[Task] Return all of the data exactly as written, without the pictures.

Some records:
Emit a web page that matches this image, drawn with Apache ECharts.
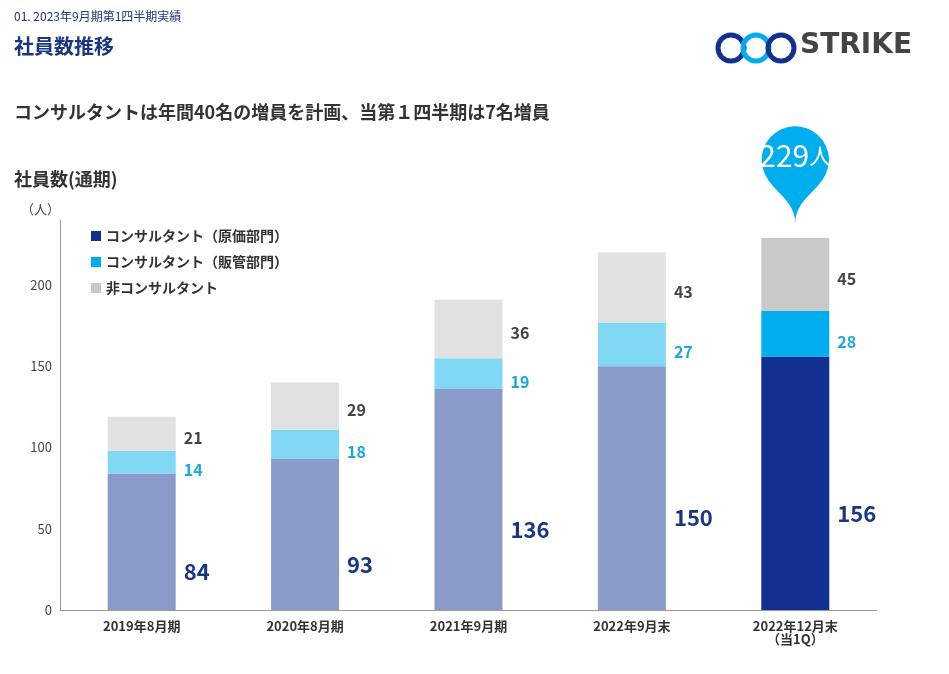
<!DOCTYPE html>
<html><head><meta charset="utf-8">
<script src="https://cdn.jsdelivr.net/npm/echarts@6/dist/echarts.min.js"></script>
<style>html,body{margin:0;background:#fff}#c{width:949px;height:674px}</style>
</head><body><div id="c"></div>
<script>
var categories = ['2019年8月期', '2020年8月期', '2021年9月期', '2022年9月末', '2022年12月末\n（当1Q）'];
var consultGenka = [84, 93, 136, 150, 156];
var consultHankan = [14, 18, 19, 27, 28];
var nonConsult = [21, 29, 36, 43, 45];
var totals = [119, 140, 191, 220, 229];

var dark = ['#8a9bc9', '#8a9bc9', '#8a9bc9', '#8a9bc9', '#12308f'];
var mid = ['#80d8f5', '#80d8f5', '#80d8f5', '#80d8f5', '#00aeef'];
var light = ['#e1e1e1', '#e1e1e1', '#e1e1e1', '#e1e1e1', '#c9c9c9'];
var F = '"Noto Sans CJK JP", "Noto Sans", sans-serif';

function seg(arr, colors) {
  return arr.map(function (v, i) { return { value: v, itemStyle: { color: colors[i] } }; });
}

var myChart = echarts.init(document.getElementById('c'));
var option = {
  textStyle: { fontFamily: F },
  animation: false,
  grid: { left: 60, right: 72, top: 220, bottom: 64 },
  legend: {
    orient: 'vertical', left: 86, top: 224, itemGap: 12, itemWidth: 10, itemHeight: 10,
    icon: 'rect', textStyle: { fontSize: 14, color: '#333', fontWeight: 'bold' },
    data: [
      { name: 'コンサルタント（原価部門）', itemStyle: { color: '#12308f' } },
      { name: 'コンサルタント（販管部門）', itemStyle: { color: '#00aeef' } },
      { name: '非コンサルタント', itemStyle: { color: '#c9c9c9' } }
    ]
  },
  xAxis: {
    type: 'category', data: categories,
    axisLine: { lineStyle: { color: '#999' } }, axisTick: { show: false },
    axisLabel: { fontSize: 13, color: '#333', fontWeight: 'bold', margin: 10 }
  },
  yAxis: {
    type: 'value', min: 0, max: 240, interval: 50, name: '（人）',
    nameLocation: 'end', nameGap: 4, nameTextStyle: { color: '#444', fontSize: 13, align: 'right' },
    splitLine: { show: false }, axisLine: { show: true, lineStyle: { color: '#999' } },
    axisTick: { show: false },
    axisLabel: { color: '#444', fontSize: 13, formatter: function (v) { return v % 50 === 0 ? v : ''; } }
  },
  series: [
    { name: 'コンサルタント（原価部門）', type: 'bar', stack: 's', barWidth: 68, data: seg(consultGenka, dark),
      label: { show: true, position: 'right', distance: 8, fontSize: 22, fontWeight: 'bold', color: '#1b3585', offset: [0, 30] } },
    { name: 'コンサルタント（販管部門）', type: 'bar', stack: 's', data: seg(consultHankan, mid),
      label: { show: true, position: 'right', distance: 8, fontSize: 16, fontWeight: 'bold', color: '#1aa7e0', offset: [0, 8] } },
    { name: '非コンサルタント', type: 'bar', stack: 's', data: seg(nonConsult, light),
      label: { show: true, position: 'right', distance: 8, fontSize: 16, fontWeight: 'bold', color: '#444', offset: [0, 4] } },
    { name: 'total', type: 'line', data: totals.map(function (v, i) { return i < 4 ? v : { value: v, label: { show: false } }; }),
      symbol: 'none', lineStyle: { opacity: 0 }, silent: true,
      label: { show: true, position: 'top', distance: 3, fontSize: 18, fontWeight: 'bold', color: '#333' },
      markPoint: {
        symbol: 'pin', symbolSize: 112, symbolOffset: [0, -14],
        itemStyle: { color: '#00aeef' },
        label: { show: true, offset: [0, -10],
          formatter: '{a|229}{b|人}',
          rich: { a: { fontSize: 30, color: '#fff', fontFamily: F }, b: { fontSize: 22, color: '#fff', fontFamily: F } } },
        data: [{ coord: [4, 229] }]
      }
    }
  ],
  graphic: [
    { type: 'text', left: 14, top: 10, style: { text: '01. 2023年9月期第1四半期実績', fontSize: 12, fill: '#1b3585', fontFamily: F } },
    { type: 'text', left: 14, top: 36, style: { text: '社員数推移', fontSize: 20, fontWeight: 'bold', fill: '#1b3585', fontFamily: F } },
    { type: 'text', left: 14, top: 103, style: { text: 'コンサルタントは年間40名の増員を計画、当第１四半期は7名増員', fontSize: 18, fontWeight: 'bold', fill: '#333', fontFamily: F } },
    { type: 'text', left: 14, top: 170, style: { text: '社員数(通期)', fontSize: 18, fontWeight: 'bold', fill: '#333', fontFamily: F } },
    { type: 'circle', shape: { cx: 731, cy: 48, r: 13 }, style: { fill: 'none', stroke: '#12308f', lineWidth: 5 } },
    { type: 'circle', shape: { cx: 756, cy: 48, r: 13 }, style: { fill: 'none', stroke: '#00aeef', lineWidth: 5 } },
    { type: 'circle', shape: { cx: 781, cy: 48, r: 13 }, style: { fill: 'none', stroke: '#12308f', lineWidth: 5 } },
    { type: 'text', left: 800, top: 32, style: { text: 'STRIKE', fontSize: 28, fontWeight: 'bold', fill: '#444', fontFamily: 'DejaVu Sans' } }
  ]
};
option && myChart.setOption(option);
</script></body></html>
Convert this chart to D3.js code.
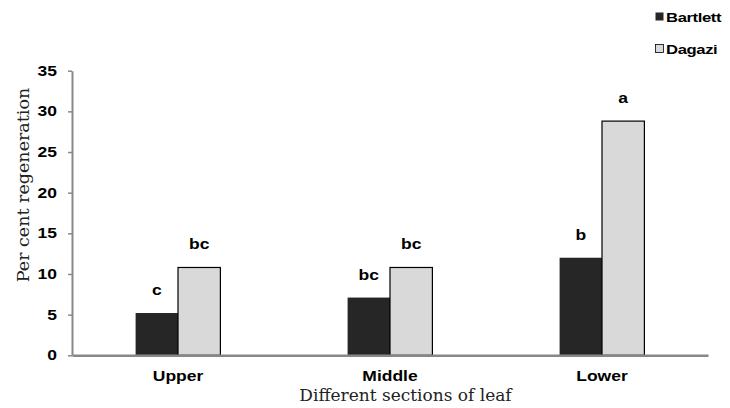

[Response for this exercise]
Emit a web page that matches this image, drawn with Apache ECharts.
<!DOCTYPE html>
<html><head><meta charset="utf-8">
<script src="https://cdn.jsdelivr.net/npm/echarts@6/dist/echarts.min.js"></script>
<style>html,body{margin:0;background:#fff}#c{width:949px;height:674px}</style>
</head><body><div id="c"></div>
<script>
var categories = ['2019年8月期', '2020年8月期', '2021年9月期', '2022年9月末', '2022年12月末\n（当1Q）'];
var consultGenka = [84, 93, 136, 150, 156];
var consultHankan = [14, 18, 19, 27, 28];
var nonConsult = [21, 29, 36, 43, 45];
var totals = [119, 140, 191, 220, 229];

var dark = ['#8a9bc9', '#8a9bc9', '#8a9bc9', '#8a9bc9', '#12308f'];
var mid = ['#80d8f5', '#80d8f5', '#80d8f5', '#80d8f5', '#00aeef'];
var light = ['#e1e1e1', '#e1e1e1', '#e1e1e1', '#e1e1e1', '#c9c9c9'];
var F = '"Noto Sans CJK JP", "Noto Sans", sans-serif';

function seg(arr, colors) {
  return arr.map(function (v, i) { return { value: v, itemStyle: { color: colors[i] } }; });
}

var myChart = echarts.init(document.getElementById('c'));
var option = {
  textStyle: { fontFamily: F },
  animation: false,
  grid: { left: 60, right: 72, top: 220, bottom: 64 },
  legend: {
    orient: 'vertical', left: 86, top: 224, itemGap: 12, itemWidth: 10, itemHeight: 10,
    icon: 'rect', textStyle: { fontSize: 14, color: '#333', fontWeight: 'bold' },
    data: [
      { name: 'コンサルタント（原価部門）', itemStyle: { color: '#12308f' } },
      { name: 'コンサルタント（販管部門）', itemStyle: { color: '#00aeef' } },
      { name: '非コンサルタント', itemStyle: { color: '#c9c9c9' } }
    ]
  },
  xAxis: {
    type: 'category', data: categories,
    axisLine: { lineStyle: { color: '#999' } }, axisTick: { show: false },
    axisLabel: { fontSize: 13, color: '#333', fontWeight: 'bold', margin: 10 }
  },
  yAxis: {
    type: 'value', min: 0, max: 240, interval: 50, name: '（人）',
    nameLocation: 'end', nameGap: 4, nameTextStyle: { color: '#444', fontSize: 13, align: 'right' },
    splitLine: { show: false }, axisLine: { show: true, lineStyle: { color: '#999' } },
    axisTick: { show: false },
    axisLabel: { color: '#444', fontSize: 13, formatter: function (v) { return v % 50 === 0 ? v : ''; } }
  },
  series: [
    { name: 'コンサルタント（原価部門）', type: 'bar', stack: 's', barWidth: 68, data: seg(consultGenka, dark),
      label: { show: true, position: 'right', distance: 8, fontSize: 22, fontWeight: 'bold', color: '#1b3585', offset: [0, 30] } },
    { name: 'コンサルタント（販管部門）', type: 'bar', stack: 's', data: seg(consultHankan, mid),
      label: { show: true, position: 'right', distance: 8, fontSize: 16, fontWeight: 'bold', color: '#1aa7e0', offset: [0, 8] } },
    { name: '非コンサルタント', type: 'bar', stack: 's', data: seg(nonConsult, light),
      label: { show: true, position: 'right', distance: 8, fontSize: 16, fontWeight: 'bold', color: '#444', offset: [0, 4] } },
    { name: 'total', type: 'line', data: totals.map(function (v, i) { return i < 4 ? v : { value: v, label: { show: false } }; }),
      symbol: 'none', lineStyle: { opacity: 0 }, silent: true,
      label: { show: true, position: 'top', distance: 3, fontSize: 18, fontWeight: 'bold', color: '#333' },
      markPoint: {
        symbol: 'pin', symbolSize: 112, symbolOffset: [0, -14],
        itemStyle: { color: '#00aeef' },
        label: { show: true, offset: [0, -10],
          formatter: '{a|229}{b|人}',
          rich: { a: { fontSize: 30, color: '#fff', fontFamily: F }, b: { fontSize: 22, color: '#fff', fontFamily: F } } },
        data: [{ coord: [4, 229] }]
      }
    }
  ],
  graphic: [
    { type: 'text', left: 14, top: 10, style: { text: '01. 2023年9月期第1四半期実績', fontSize: 12, fill: '#1b3585', fontFamily: F } },
    { type: 'text', left: 14, top: 36, style: { text: '社員数推移', fontSize: 20, fontWeight: 'bold', fill: '#1b3585', fontFamily: F } },
    { type: 'text', left: 14, top: 103, style: { text: 'コンサルタントは年間40名の増員を計画、当第１四半期は7名増員', fontSize: 18, fontWeight: 'bold', fill: '#333', fontFamily: F } },
    { type: 'text', left: 14, top: 170, style: { text: '社員数(通期)', fontSize: 18, fontWeight: 'bold', fill: '#333', fontFamily: F } },
    { type: 'circle', shape: { cx: 731, cy: 48, r: 13 }, style: { fill: 'none', stroke: '#12308f', lineWidth: 5 } },
    { type: 'circle', shape: { cx: 756, cy: 48, r: 13 }, style: { fill: 'none', stroke: '#00aeef', lineWidth: 5 } },
    { type: 'circle', shape: { cx: 781, cy: 48, r: 13 }, style: { fill: 'none', stroke: '#12308f', lineWidth: 5 } },
    { type: 'text', left: 800, top: 32, style: { text: 'STRIKE', fontSize: 28, fontWeight: 'bold', fill: '#444', fontFamily: 'DejaVu Sans' } }
  ]
};
option && myChart.setOption(option);
</script></body></html>
Convert this chart to D3.js code.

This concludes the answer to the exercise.